Still, Brnovich wrote, not all communications on government employees’ private devices or accounts are public records. If agencies had to maintain all records on private devices, as they must with certain records on state-owned devices, it would be “impossible” for agencies to manage.
Public employees also have privacy rights, he said, and classifying messages on private devices or accounts as public records could expose all of a person’s information on those accounts to a government agency as part of the record-keeping process.
But, Brnovich said, public bodies and officials have “independent obligations to record their work and otherwise maintain records.”
If a public official uses private electronic devices or social media accounts to conduct official business, it’s the duty of that official to record the activity to comply with public records statutes, Brnovich said.
Using a private device could “implicate the public official’s duty to provide a reasonable account of official conduct,” he added.

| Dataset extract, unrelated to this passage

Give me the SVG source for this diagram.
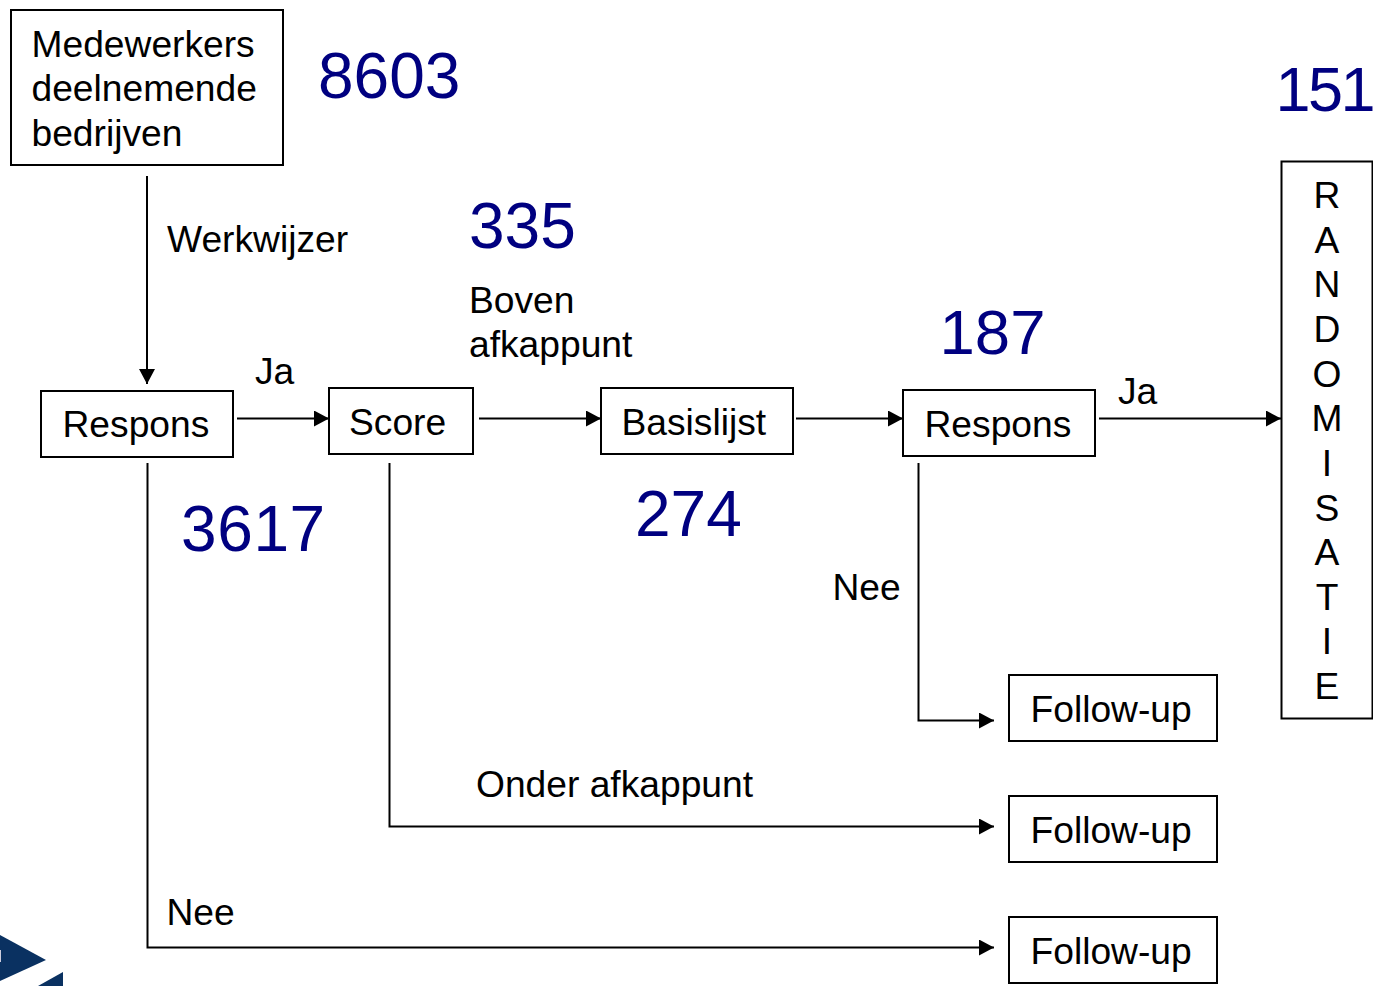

Dan Barr, a First Amendment attorney with Perkins Coie in Phoenix, said the opinion effectively confirms what’s already in the law. No one was arguing messages on private devices on private matters were public records, he said. Instead, it’s a “content-based” test – meaning if a message has to do with public business, it’s a public record, regardless of where it is located, he said.
And that’s Brnovich’s broad conclusion, though the opinion delves into whether all records on a private device would be a public record. Barr characterized the opinion as “poorly edited” and noted that an Attorney General opinion does not set a precedent or change any laws.
“What took them so long to issue this opinion? It took them two years to do this?” Barr questioned.